Britons saw their pay packets continue to lag heavily behind inflation, despite a slight rise in earnings.
The Office for National Statistics (ONS) revealed that regular wages excluding bonuses plunged by 3.7% over the three months to May against the rate of consumer price index (CPI) inflation; representing the biggest slump in more than 20 years.
Regular pay, excluding bonuses, rose slightly to 4.3% for the period, without taking inflation into account.
It comes after CPI inflation hit a 40-year record of 9.1% in May and is expected to reach as high as 11% later this year.
Energy and fuel bills have soared amid the impact of the Ukraine war, but many have seen wages struggle to keep up.
The ONS added that total pay including bonuses lifted by 6.2% for the three-month period, as workers in the financial sector drove a rise in bonuses.
Pressure on wages came as official figures showed that the number of UK workers on payrolls rose by 31,000 between May and June to 29.6 million.
Meanwhile, the rate of unemployment decreased to 3.8% for the three-month period.
Unemployment fell as job vacancies also continued to increase, with major staff shortages in industries such as hospitality.
There were 1.29 million job vacancies over the three months to June, representing a 6,900 rise on the previous quarter.
ONS head of labour market and household statistics David Freeman said: “Today’s figures continue to suggest a mixed picture for the labour market.
“The number of people in employment remains below pre-pandemic levels and, while the number of people neither working nor looking for a job is now falling, it remains well up on where it was before Covid-19 struck.
“With demand for labour clearly still very high, unemployment fell again, employment rose and there was another record low for redundancies.
“Following recent increases in inflation, pay is now clearly falling in real terms, both including and excluding bonuses.”
Benefit claims decreased in June 2022 with figures showing 110,600 claims for universal credit and jobseekers allowance – a decrease of 4,400 on the previous month.
The Scottish Government said the figures show the economy is “resilient” as the number of people going into employment continued to increase.
The percentage of people in employment has risen slightly with statistics showing 75.4% of over-16s in Scotland were in employment from March to May 2022, compared to 74.8% in the previous quarter from December 2021 to February 2022; an increase of 0.6%.
However, there has been a slight increase in the number of people in Scotland who are unemployed, with figures showing the number of people in Scotland over the age of 16 who are out of work rising from 3.4% in the previous quarter from December 2021 to February 2022 to 3.5% over March to May 2022.
Scotland also saw a slight increase in the number of people who are economically inactive – those who are not available for paid employment.
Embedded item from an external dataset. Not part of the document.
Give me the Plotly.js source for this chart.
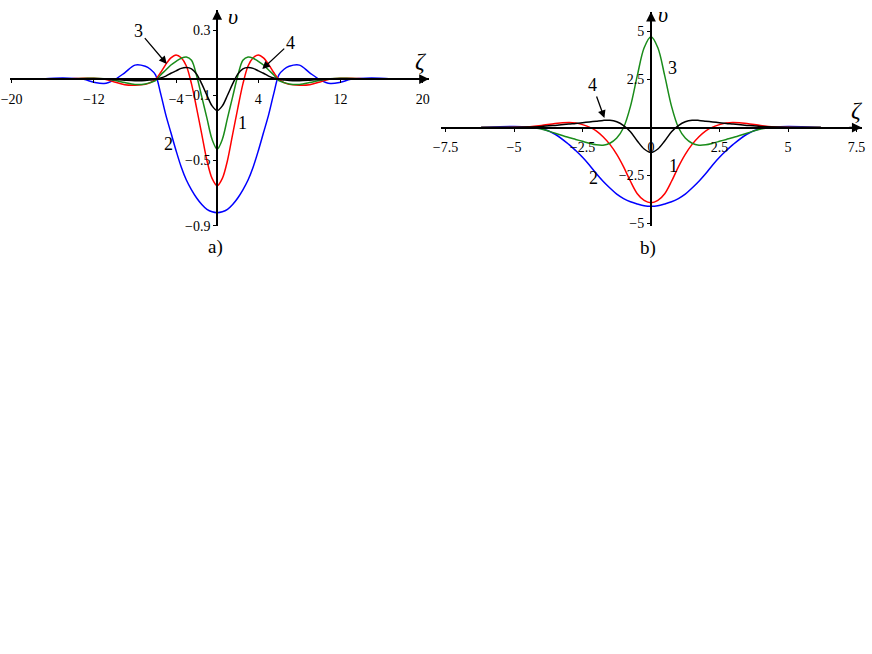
<!DOCTYPE html>
<html><head><meta charset="utf-8">
<script src="https://cdn.plot.ly/plotly-3.0.1.min.js"></script>
<style>html,body{margin:0;padding:0;background:#fff}#plot{width:872px;height:654px}</style>
</head><body><div id="plot"></div>
<script>
// ---- Panel a) data ----
const xA = [-17,-15,-13,-12,-11,-10,-9,-8,-7,-6.5,-6,-5.5,-5,-4.5,-4,-3.5,-3,-2.5,-2,-1.5,-1,-0.5,0,0.5,1,1.5,2,2.5,3,3.5,4,4.5,5,5.5,6,6.5,7,8,9,10,11,12,13,15,17];
const a1 = [0,0,0.004,0.005,0,-0.018,-0.035,-0.038,-0.033,-0.022,-0.002,0.04,0.09,0.13,0.148,0.13,0.08,-0.03,-0.18,-0.34,-0.50,-0.61,-0.655,-0.61,-0.50,-0.34,-0.18,-0.03,0.08,0.13,0.148,0.13,0.09,0.04,-0.002,-0.022,-0.033,-0.038,-0.035,-0.018,0,0.005,0.004,0,0];
const a2 = [0,0.006,-0.002,-0.02,-0.028,-0.005,0.038,0.085,0.078,0.06,0.025,-0.09,-0.22,-0.33,-0.44,-0.54,-0.62,-0.68,-0.73,-0.77,-0.80,-0.815,-0.82,-0.815,-0.80,-0.77,-0.73,-0.68,-0.62,-0.54,-0.44,-0.33,-0.22,-0.09,0.025,0.06,0.078,0.085,0.038,-0.005,-0.028,-0.02,-0.002,0.006,0];
const a3 = [0,0,0.003,0.005,0.002,-0.008,-0.022,-0.033,-0.03,-0.022,-0.01,0.025,0.055,0.086,0.108,0.127,0.135,0.115,0.02,-0.11,-0.24,-0.37,-0.43,-0.37,-0.24,-0.11,0.02,0.115,0.135,0.127,0.108,0.086,0.055,0.025,-0.01,-0.022,-0.03,-0.033,-0.022,-0.008,0.002,0.005,0.003,0,0];
const a4 = [0,0,0,0,0,-0.003,-0.007,-0.01,-0.009,-0.006,-0.002,0.006,0.018,0.035,0.05,0.065,0.07,0.062,0.03,-0.03,-0.10,-0.165,-0.194,-0.165,-0.10,-0.03,0.03,0.062,0.07,0.065,0.05,0.035,0.018,0.006,-0.002,-0.006,-0.009,-0.01,-0.007,-0.003,0,0,0,0,0];
const xTicksA = [-20,-12,-4,4,12,20];
const xTickTextA = ["\u221220","\u221212","\u22124","4","12","20"];
const yTicksA = [0.3,-0.1,-0.5,-0.9];
const yTickTextA = ["0.3","\u22120.1","\u22120.5","\u22120.9"];

// ---- Panel b) data ----
const xB = [-6.2,-5.5,-5,-4.5,-4,-3.5,-3,-2.75,-2.5,-2.25,-2,-1.75,-1.5,-1.25,-1,-0.75,-0.5,-0.25,0,0.25,0.5,0.75,1,1.25,1.5,1.75,2,2.25,2.5,2.75,3,3.5,4,4.5,5,5.5,6.2];
const b1 = [0,0,0.01,0.03,0.1,0.21,0.26,0.24,0.15,0.02,-0.17,-0.48,-0.88,-1.4,-2.05,-2.8,-3.45,-3.8,-3.92,-3.8,-3.45,-2.8,-2.05,-1.4,-0.88,-0.48,-0.17,0.02,0.15,0.24,0.26,0.21,0.1,0.03,0.01,0,0];
const b2 = [0,0.04,0.05,0.03,-0.05,-0.35,-0.88,-1.2,-1.55,-1.95,-2.4,-2.8,-3.15,-3.47,-3.7,-3.87,-3.98,-4.07,-4.1,-4.07,-3.98,-3.87,-3.7,-3.47,-3.15,-2.8,-2.4,-1.95,-1.55,-1.2,-0.88,-0.35,-0.05,0.03,0.05,0.04,0];
const b3 = [0,0,0,0,-0.08,-0.3,-0.52,-0.62,-0.72,-0.82,-0.9,-0.92,-0.82,-0.55,0.0,1.1,2.7,4.15,4.72,4.15,2.7,1.1,0.0,-0.55,-0.82,-0.92,-0.9,-0.82,-0.72,-0.62,-0.52,-0.3,-0.08,0,0,0,0];
const b4 = [0,0,0.005,0.02,0.05,0.11,0.18,0.21,0.25,0.29,0.33,0.37,0.38,0.3,0.1,-0.22,-0.7,-1.12,-1.3,-1.12,-0.7,-0.22,0.1,0.3,0.38,0.37,0.33,0.29,0.25,0.21,0.18,0.11,0.05,0.02,0.005,0,0];
const xTicksB = [-7.5,-5,-2.5,0,2.5,5,7.5];
const xTickTextB = ["\u22127.5","\u22125","\u22122.5","0","2.5","5","7.5"];
const yTicksB = [5,2.5,-2.5,-5];
const yTickTextB = ["5","2.5","\u22122.5","\u22125"];

// ---- layout geometry (pixels) ----
const W = 872, H = 654;
const A = {x0:217.2, sx:10.28, y0:79, sy:163, xr:[-20.2,20.6], yr:[-0.9,0.423]};
const B = {x0:651, sx:27.4, y0:127.5, sy:19.2, xr:[-7.65,7.69], yr:[-5.15,6.03]};
const COL = {blue:"#0000ff", red:"#ff0000", green:"#1a8c1a", black:"#000000"};
const FONT = "Liberation Serif";

function dom(P){
  return {
    x:[(P.x0+P.xr[0]*P.sx)/W, (P.x0+P.xr[1]*P.sx)/W],
    y:[1-(P.y0-P.yr[0]*P.sy)/H, 1-(P.y0-P.yr[1]*P.sy)/H],
    px:P.x0/W, py:1-P.y0/H
  };
}
const dA = dom(A), dB = dom(B);

function tr(x,y,c,xa,ya){
  return {x:x,y:y,type:'scatter',mode:'lines',xaxis:xa,yaxis:ya,
    line:{color:c,width:1.5,shape:'spline',smoothing:0.9},hoverinfo:'skip',showlegend:false};
}
const data = [
  tr(xA,a2,COL.blue,'x','y'), tr(xA,a1,COL.red,'x','y'), tr(xA,a3,COL.green,'x','y'), tr(xA,a4,COL.black,'x','y'),
  tr(xB,b2,COL.blue,'x2','y2'), tr(xB,b1,COL.red,'x2','y2'), tr(xB,b3,COL.green,'x2','y2'), tr(xB,b4,COL.black,'x2','y2')
];

function xax(d,P,vals,txt){
  return {domain:d.x, range:P.xr, anchor:'free', position:d.py,
    showline:true, linecolor:'#000', linewidth:2, showgrid:false, zeroline:false,
    ticks:'outside', ticklen:3, tickwidth:1, tickcolor:'#000', tickvals:vals, ticktext:txt,
    ticklabelstandoff:4, ticklabeloverflow:'allow', tickfont:{family:FONT,size:14,color:'#000'}, fixedrange:true};
}
function yax(d,P,vals,txt){
  return {domain:d.y, range:P.yr, anchor:'free', position:d.px,
    showline:true, linecolor:'#000', linewidth:2, showgrid:false, zeroline:false,
    ticks:'outside', ticklen:3, tickwidth:1, tickcolor:'#000', tickvals:vals, ticktext:txt,
    ticklabelstandoff:0, ticklabeloverflow:'allow', tickfont:{family:FONT,size:14,color:'#000'}, fixedrange:true};
}

function lab(px,py,t,size){
  return {xref:'paper',yref:'paper',x:px/W,y:1-py/H,text:t,showarrow:false,
    xanchor:'center',yanchor:'middle',font:{family:FONT,size:size||18,color:'#000'}};
}
function arrowLab(xref,yref,x,y,t,ax,ay){
  return {xref:xref,yref:yref,x:x,y:y,text:t,showarrow:true,ax:ax,ay:ay,
    arrowhead:2,arrowsize:1.2,arrowwidth:1.3,arrowcolor:'#000',standoff:0,
    font:{family:FONT,size:18,color:'#000'}};
}
function axisArrow(xref,yref,x,y,ax,ay){
  return {xref:xref,yref:yref,x:x,y:y,text:'',showarrow:true,ax:ax,ay:ay,
    arrowhead:2,arrowsize:1.3,arrowwidth:1.5,arrowcolor:'#000',standoff:0};
}

const annotations = [
  axisArrow('x','y',A.xr[1],0,-14,0),
  axisArrow('x','y',0,A.yr[1],0,14),
  axisArrow('x2','y2',B.xr[1],0,-14,0),
  axisArrow('x2','y2',0,B.yr[1],0,14),
  arrowLab('x','y',-4.9,0.092,'3',-28,-33),
  arrowLab('x','y',4.38,0.061,'4',28,-26),
  arrowLab('x2','y2',-1.7,0.49,'4',-12,-33),
  lab(242,123,'1'), lab(168,144,'2'),
  lab(672,68,'3'), lab(673,166,'1'), lab(593,178,'2'),
  lab(233,16,'<i>\u03c5</i>',22), lab(421,61,'<i>\u03b6</i>',24),
  lab(663,15,'<i>\u03c5</i>',22), lab(857,110,'<i>\u03b6</i>',24),
  lab(215,247,'a)',19), lab(648,248,'b)',19)
];

const layout = {
  width:W, height:H, margin:{l:0,r:0,t:0,b:0},
  paper_bgcolor:'#fff', plot_bgcolor:'rgba(0,0,0,0)', showlegend:false,
  xaxis: xax(dA,A,xTicksA,xTickTextA),
  yaxis: yax(dA,A,yTicksA,yTickTextA),
  xaxis2: xax(dB,B,xTicksB,xTickTextB),
  yaxis2: yax(dB,B,yTicksB,yTickTextB),
  annotations: annotations
};
Plotly.newPlot('plot', data, layout, {staticPlot:true, displayModeBar:false});
</script></body></html>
Figures show 21.8% of adults over 16 are economically inactive in July 2022, compared to 21.6% in February 2022.
Median monthly wages are also on the rise showing a 5.6% increase to £2,126 in June 2022 compared to just under £2,000 per month on the same period last year.
Tom Arthur, Scottish Government public finance minister, said: “The Scottish economy still shows signs of resilience with the employment rate increasing by 0.6 percentage points over the quarter.
“While today’s figures continue to show recovery in Scotland’s labour market, Scotland continues to face economic challenges with the rising cost of living, the continued impact of Brexit and recovery from the effects of the pandemic and the economic consequences of Russia’s illegal invasion of Ukraine.”
Scottish Secretary Alister Jack said: “Today’s figures show Scotland’s labour market remains strong, with an increasing number of people on the payroll and unemployment at low levels.”
Chancellor Nadhim Zahawi responded: “I am acutely aware that rising prices are affecting how far people’s hard-earned income goes, so we are providing help for households through cash grants and tax cuts.
“We’re working alongside the Bank of England to bear down on inflation, providing support worth £37bn this financial year for the cost of living, and investing in skills to help people get into work and progress.”
Labour’s Pat McFadden, shadow chief secretary to the Treasury, said: “Today’s record fall in real wages comes after a decade where wages have stagnated for workers across the economy.
“This is because the Conservatives have failed to grow the economy, which has left people more exposed to inflation and the cost-of-living crisis.
“Labour’s number one mission in government would be to grow our economy, making the country more prosperous and making its people better off.”
Meanwhile, shoppers are set to see their grocery bills for the year leap by £454, after food and drink inflation hit the second-highest level on record.
Retail research firm Kantar revealed that grocery price inflation leapt to 9.9% over the four weeks to 10 July, rising sharply from 8.3% in the previous month.
Researchers said they saw the fastest increases in prices for products such as dog food, butter and milk.
Supply chain issues and labour pressures have added to costs in food production, which are now being fed back to shoppers.
Fraser McKevitt, head of retail and consumer insight at Kantar, said he expects the overall record for grocery inflation to be surpassed “come August”.